Nos dernières sorties ciné.
Le dernier cru Eastwood, L’Echange, nous a enchantés tous deux, quand bien même l’enchantement paraît peu adéquat quant au sujet… Voilà, en effet, un film noir. Très noir, même. Mais de cette belle noirceur classique, tout en sobriété, qui démontre comme on l’a dit tant de fois, que Eastwood est le dernier des grands classiques. Si cette histoire de rapt d’enfant(s), de collusion entre les institutions policières et psychiatriques pour faire admettre contre toute évidence à une mère que l’enfant qu’on lui a remis est bien son fils, glace le sang, tout cela est filmé sans esbroufe, avec un sens du ton juste, une économie de moyens qui va à l’essentiel : servir une histoire, d’abord une histoire, saisissante. Quant au message sous-jacent : dénonciation par Eastwood des petits et grands arrangements organisés par les institutions jusque dans l’époque contemporaine (les années Bush par exemple) ? Piste plausible. Le contraste abyssal entre la façon sèche dont Eastwood filme la pendaison du tueur d’enfants, que « l’institution » n’a même pas cherché visiblement à ausculter, psychiatriquement parlant, et le harcèlement fait à cette mère que l’on donne pour « folle » dès lors qu’elle refuse de se soumettre au discours manipulatoire des autorités, ne peut que creuser la réflexion - car voilà bien un portrait de l'ordre à tout prix, à n'importe quel prix…
Le cinéma italien produit de nouveau de grands films. Dans la suite presque logique de Gomorra, Il Divo de Paolo Sorrentino restitue quelque chose du pourrissement, non du royaume du Danemark, mais des institutions de la péninsule italienne. Formidable jeu de l’acteur principal, Toni Servillo, qui incarne Giulio Andreotti, sept fois Président du Conseil, allié tour à tour de la mafia et du Vatican, lié à la loge P2, mouillé jusqu’au cou dans « les affaires » sans jamais se tremper lui-même, impénétrable jusqu’au bout, plusieurs fois soupçonné, jamais condamné. Ce Nosferatu de la politique italienne se balade de son pas de petit vieux dans ce film crépusculaire où les morts se succèdent à un rythme trépidant, sur un ton qui est celui de l’humour le plus noir. Inoubliable scène de promenade dans Rome la nuit, avec pour unique compagnie celle des agents de sécurité de la République. Inoubliable scène de fête dans un palais, où se trémoussent vieux briscards de la politique et jeunes naïades, sous l’œil impénétrable de celui qu’on appelait aussi « le Moloch ».

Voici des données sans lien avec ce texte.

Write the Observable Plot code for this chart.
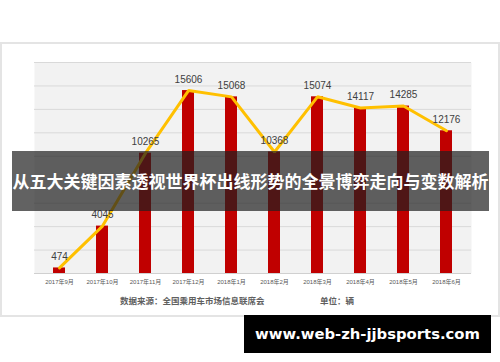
<!DOCTYPE html>
<html>
<head>
<meta charset="utf-8">
<script src="https://cdn.jsdelivr.net/npm/d3@7"></script>
<script src="https://cdn.jsdelivr.net/npm/@observablehq/plot@0.6"></script>
<style>
  html, body { margin: 0; padding: 0; background: #fff; }
  #wrap { position: relative; width: 500px; height: 362px; overflow: hidden; }
  #frame { position: absolute; left: 0; top: 42px; width: 500px; height: 275px; box-sizing: border-box; border: 2px solid #e4e4e4; background: #fff; }
  #chart { position: absolute; left: 0; top: 0; }
  #source { position: absolute; left: 120px; top: 294px; font: 600 8.5px "Noto Sans CJK SC", sans-serif; color: #606060; white-space: nowrap; line-height: 12px; }
  #unit { position: absolute; left: 320px; top: 294px; font: 600 8.5px "Noto Sans CJK SC", sans-serif; color: #606060; white-space: nowrap; line-height: 12px; }
  #banner { position: absolute; left: 12px; top: 151px; width: 477px; height: 60px; background: rgba(32,32,32,0.7); color: #fff; font: 700 17px "Noto Sans CJK SC", sans-serif; line-height: 60px; text-align: center; white-space: nowrap; }
  #site { position: absolute; left: 244px; top: 315px; width: 247px; height: 38px; background: #000; color: #fff; font: 700 14.8px "DejaVu Sans", sans-serif; line-height: 38px; text-align: center; white-space: nowrap; }
</style>
</head>
<body>
<div id="wrap">
  <div id="frame"></div>
  <div id="chart"></div>
  <div id="source">数据来源：全国乘用车市场信息联席会</div>
  <div id="unit">单位：辆</div>
  <div id="banner">从五大关键因素透视世界杯出线形势的全景博弈走向与变数解析</div>
  <div id="site">www.web-zh-jjbsports.com</div>
</div>
<script>
const months = ["2017年9月","2017年10月","2017年11月","2017年12月","2018年1月","2018年2月","2018年3月","2018年4月","2018年5月","2018年6月"];
const sales = [474, 4045, 10265, 15606, 15068, 10368, 15074, 14117, 14285, 12176];
const yTicks = [0, 2000, 4000, 6000, 8000, 10000, 12000, 14000, 16000, 18000];

const data = months.map((m, i) => ({month: m, value: sales[i]}));

const chart = Plot.plot({
  width: 500,
  height: 362,
  marginLeft: 34,
  marginRight: 29,
  marginTop: 62,
  marginBottom: 89,
  style: {background: "transparent", fontFamily: "'Liberation Sans', 'Noto Sans CJK SC', sans-serif"},
  x: {domain: months, paddingInner: 0.72, paddingOuter: 0.36, label: null},
  y: {domain: [0, 18000], axis: null},
  marks: [
    Plot.frame({fill: "#f2f2f2", stroke: null}),
    Plot.gridY(yTicks, {stroke: "#d9d9d9", strokeOpacity: 1, strokeWidth: 1}),
    Plot.ruleY([0], {stroke: "#d0d0d0", strokeWidth: 1}),
    Plot.axisX({tickSize: 0, tickPadding: 6, fontSize: 6, fill: "#595959", fontFamily: "'Liberation Sans', 'Noto Sans CJK SC', sans-serif"}),
    Plot.barY(data, {x: "month", y: "value", fill: "#c00000"}),
    Plot.line(data, {x: "month", y: "value", stroke: "#ffc000", strokeWidth: 3, strokeLinejoin: "miter"}),
    Plot.text(data, {x: "month", y: "value", text: d => String(d.value), dy: -11, fontSize: 10, fill: "#404040"})
  ]
});
document.getElementById("chart").appendChild(chart);
</script>
</body>
</html>
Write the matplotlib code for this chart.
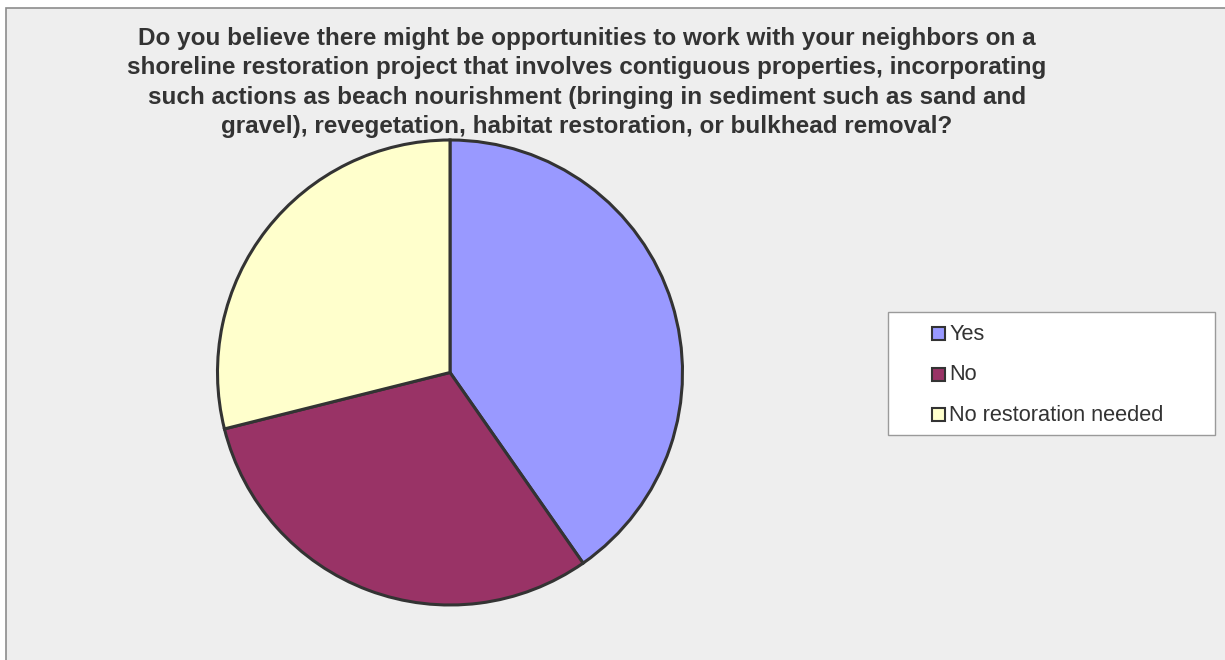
import matplotlib
matplotlib.use("Agg")
import matplotlib.pyplot as plt
from matplotlib.patches import Rectangle

# Survey responses (share of respondents, %)
categories = ["Yes", "No", "No restoration needed"]
shares = [40.3, 30.8, 28.9]
colors = ["#9999FF", "#993366", "#FFFFCC"]

title_lines = [
    "Do you believe there might be opportunities to work with your neighbors on a",
    "shoreline restoration project that involves contiguous properties, incorporating",
    "such actions as beach nourishment (bringing in sediment such as sand and",
    "gravel), revegetation, habitat restoration, or bulkhead removal?",
]

W, H = 1225, 660
TEXT = "#333333"
plt.rcParams["font.family"] = ["Liberation Sans", "DejaVu Sans"]
fig = plt.figure(figsize=(W / 100, H / 100), dpi=100, facecolor="white")


def fx(px):
    return px / W


def fy(py):
    # pixel row measured from the top -> figure fraction
    return 1 - py / H


# Chart area background with frame
fig.patches.append(Rectangle((fx(6), -0.05), 1.1, fy(8) + 0.05, transform=fig.transFigure,
                             facecolor="#EEEEEE", edgecolor="#8C8C8C", linewidth=1.2,
                             zorder=-10))

# Pie placement (pixels)
cx, cy, r = 450, 372.5, 232.5
ax = fig.add_axes([fx(cx - r), fy(cy + r), 2 * r / W, 2 * r / H])
ax.set_zorder(2)
ax.set_facecolor("none")
wedges, _ = ax.pie(shares, colors=colors, startangle=90, counterclock=False, radius=1,
                   wedgeprops=dict(edgecolor="#333333", linewidth=2.2))
ax.set_xlim(-1, 1)
ax.set_ylim(-1, 1)
ax.set_aspect("equal")
ax.axis("off")

# Title, one line per baseline
for i, line in enumerate(title_lines):
    fig.text(fx(587), fy(45 + 29.4 * i), line, ha="center", va="baseline",
             fontsize=17.5, color=TEXT, fontweight="bold", zorder=3)

# Legend box with swatches
fig.patches.append(Rectangle((fx(888), fy(435)), (1215 - 888) / W, (435 - 311.5) / H,
                             transform=fig.transFigure, facecolor="white",
                             edgecolor="#9A9A9A", linewidth=1.0, zorder=3))
for i, (label, c) in enumerate(zip(categories, colors)):
    base = 340 + 40.5 * i
    fig.patches.append(Rectangle((fx(932), fy(base)), 13 / W, 13 / H,
                                 transform=fig.transFigure, facecolor=c,
                                 edgecolor="#333333", linewidth=1.5, zorder=4))
    fig.text(fx(949), fy(base), label, ha="left", va="baseline", fontsize=15.7,
             color=TEXT, zorder=5)

fig.savefig("out.png", dpi=100, facecolor="white")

Issu de l’esprit grolandais, Louise Michel dézingue le néolibéralisme à la mode, à l’aide d’un humour noir et totalement absurde. Ou quand des ouvrières brutalement licenciées se cotisent pour faire buter leur patron… Réjouissant, souvent drôle, parfois grinçant, l’exercice entre en résonance avec les préoccupations contemporaines liées au contexte de la crise financière. Moment étonnant de vérité et d’impasse lorsque les deux apprentis tueurs, Yolande Moreau et Bouli Lanners, débarquent sur l’île de Jersey pour achever leur contrat : c’est alors en effet que leur quête de patron à rencontrer physiquement, puis à exécuter, bute sur de simples rangées de boîtes aux lettres de sociétés. A l’image de son entreprise, le patron est délocalisé…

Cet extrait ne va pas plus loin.